Deduplicating names in the ROR data

stevecanham · April 23, 2021, 2:36pm

Hi

As 2 of n in posts about our project at ECRIN investigating ROR data…
We decided that to try and match the organisations in the ROR data with organisations in our own database, it was necessary to aggregate the various names under which organisations are listed in ROR, to form an ‘all_names’ table. This required aggregating the names present in the main organisation records with those listed as aliases, acronyms, and labels. But doing that gave rise to several hundred duplicate records, which need to be removed before the aggregate table can be used.
N.B. ‘Duplicate’ organisation names refer to the same name being applied to the same organisation (clearly duplicate names arise naturally across different organisations). There are two sets of duplicates to be considered, those within and those between the 4 source tables.

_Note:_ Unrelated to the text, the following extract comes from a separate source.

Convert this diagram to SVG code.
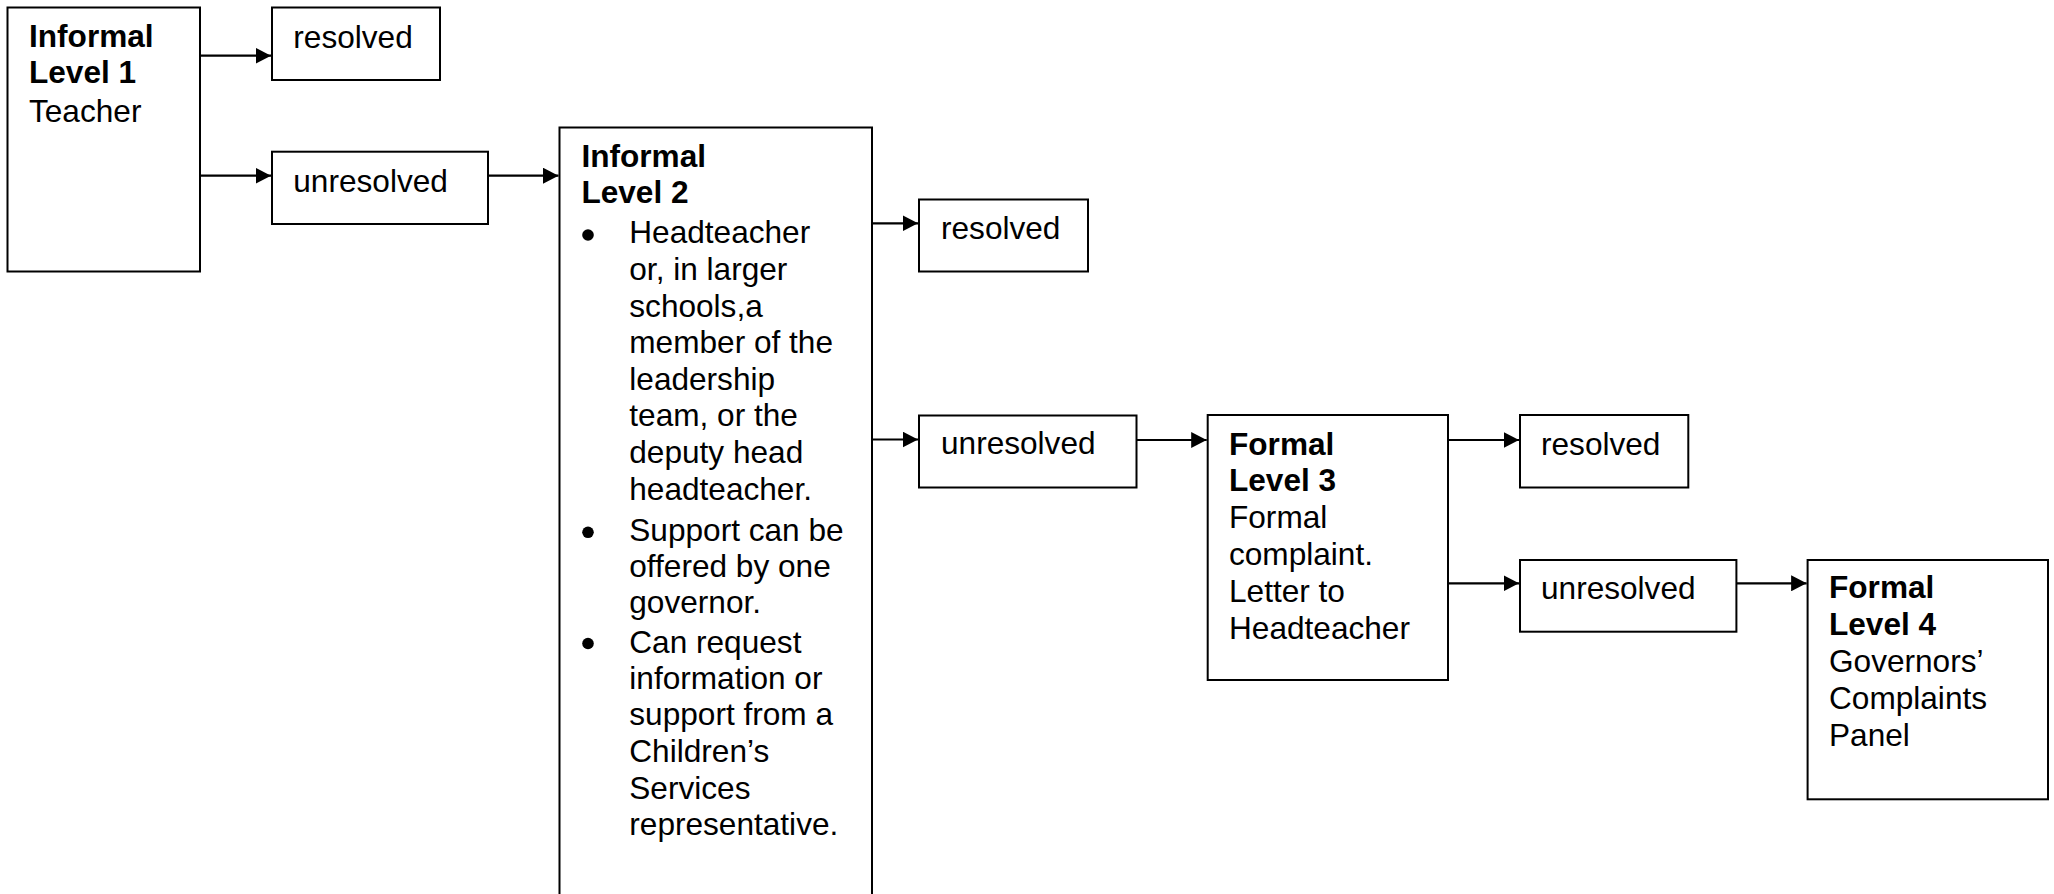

a) Within the labels table, 32 organisations have the same label applied 2, 3 or in one case 5 times to the same organisation, with a different language code. In most cases the additional language listed is clearly wrong. The attached document lists the delete statements required to remove the excess records.
b) Within the aliases table, 6 records have the same alias listed twice. Record sequence numbers are used to delete the version with the highest number.
c) Within the acronyms table, one organisation has trhe same acronym listed twice. Again sequence numbers can be used to delete the version with the highest number.
d) 65 aliases have the same name as that given for the main organisation record and need to be removed.
e) 359 aliases also appear in the labels records for the same organisation and can be removed.
f) 97 labels have the same name as that given for the main organisation record and need to be removed. As the labels record has the additional language code information, this is first preserved, with the languiage data copied across from the labels table. The duplicated labels can then be removed.
g) Finally 19 of the acronyms are also present as the main name, as an alias or as a label. These too need to be removed.

Once these operations have been completed the names and ids of all names can be aggregated, from all 4 tables, to creat an ‘all_names’ table with 192,205 records.
If the SQL statements used to perform the deletions above are of any use to anyone, they can be found at ror_data/Name deduplication 21040423.txt at master · ecrin-github/ror_data. This is a plain txt file and includes just the Postgres SQL rather than C#.
Cheers
Steve